Just as we’ve seen some interesting new CPU ideas coming out of China, some of which are clearly intended to chase Intel at least in the long term, the old guard is shipping the last examples of its once-vaunted pretender: Intel is no longer distributing its Itanium series CPUs.
In a practical sense, the end came some time ago. The last Itaniums were the 9000 series codenamed Kittson, which was rumoured as far back as 2012 and was announced officially in 2017. The fact that it was a shipping product until recently – the best part of five years after launch, and ten years after it was thought of – suggests that Itanium had long been lagging behind the otherwise brisk CPU development of the 2010s. Really, though the writing had been on the wall for even longer than that. HP had been Intel’s only major customer for Itanium for a while, and even before Kittson, in 2011, lack of confidence in Itanium was such that HP had to sue Oracle into upholding an agreement the companies had made that Oracle would continue supporting the CPU.
Itanium existed for much the same reasons as reduced instruction set CPUs: to head off an anticipated performance bottleneck in CPU design. The ideas behind Itanium were based on research done by HP in the late 80s. While RISC tries to make the CPU simpler and therefore faster, the ideas which spawned Itanium were called EPIC, for Explicitly Parallel Instruction Computing, in which more than one instruction would be executed at once. If this sounds a lot like the modern approach of multi-core CPUs, well, it works at a much more fundamental level, though it has at least some of the same theoretical concerns.
The problem with doing lots of things at once is that the work done by one instruction might depend on the outcome of a previous instruction. Often that’s easy to determine. For instance, lots of software contains loops, to be repeated a certain number of times. To do that, the computer will keep adding one to a counter representing the number of times the code has looped, then run whatever code is inside the loop. It will then compare the counter to the desired number of loops, and loop again if it needs to. In many modern programming languages, it looks something like this, where we multiply numbers a and b together by adding b to an accumulator a times, and count the loops with the number i:
i = 0;
a = 10;
b = 5;
result = 0;
for(i; i < a; i = i + 1){
result = result + b;
}
In this example, we multiply 10 by 5, and the result ends up being 50.

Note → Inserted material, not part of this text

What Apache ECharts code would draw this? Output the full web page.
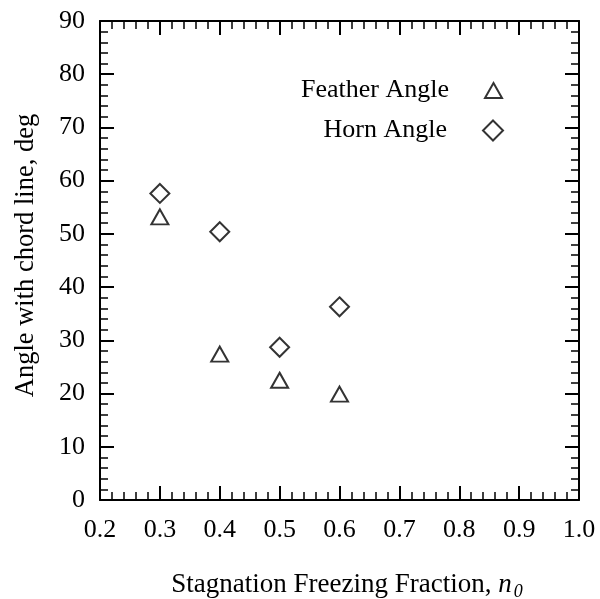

This means that every time we run the loop, we know for a fact that we’ll have to add one to the loop counter (i = i + 1) and then compare it with the desired number of loops (i < a). Ideally, we could actually do that addition and comparison at the same time as we’re running the code inside the loop. That’s fine, until the code inside the loop decides, for example, to modify the number of times the loop has to run, by changing a or i. Yes, coders, I know it’s bad form to do that, but it’s just an example. At that point we can’t check i < a while the loop code is running, because we don’t know what the value of a or i will be.
For the approach proposed by EPIC to work, this sort of situation has to be detected and handled appropriately when the software is being written. For any modern CPU, that’s part of the job of a compiler, the piece of software that turns the somewhat-understandable language we see in the example above, written by a human, into a list of processor instructions, which looks like a column of very large numbers. The example we’ve used here is very simple, but in real-world software this sort of thing is notoriously difficult, with lots of work going into the theoretical computer science of analysing the flow of code.
Whether this issue is really what made Itanium a lame duck is debatable. The great software professor Donald Knuth once described that sort of compiler as “basically impossible to write,” although it’s worth pointing out that the quote comes from a statement in which Knuth speaks out stridently against the concept of multi-core processors in general. Of course, EPIC and Itanium are not the same thing as a multi-core Intel 64 or ARM and the problems aren’t exactly the same, but there are some points of comparison and a lot of people would argue with Knuth’s wider analysis. Certainly, though, Itanium was complicated to make and compiling efficient code proved difficult.
The result was that the first Itanium limped to market in 2001, three years late and a let-down in terms of performance. While subsequent models improved things hugely and there were Itanium workstations from the likes of SGI to augment the core server market, the biggest competitor to Intel’s Itanium was often Intel’s x86, which didn’t make much sense. When AMD released the Opteron in 2003, bringing the 64-bit x86-64 instruction set to desktops and workstations while maintaining backward-compatibility with 32-bit x86 code, Intel was more or less forced to introduce the compatible Intel 64 extension to 2004’s Xeon releases. Itanium spent the rest of its life struggling to differentiate itself meaningfully from big Xeons, and by 2008 HP had to pay Intel nearly half a billion dollars to keep making CPUs for Itanium servers.
It’s hard to take any pleasure in something ending; there’s a grain of truth in the suggestion that Intel x86 architecture was perhaps not an ideal long-term bet. Whether Itanium was ever a realistic answer to that problem is obscured behind the performance problems and the way it was marketed; certainly, now, we’ll never know.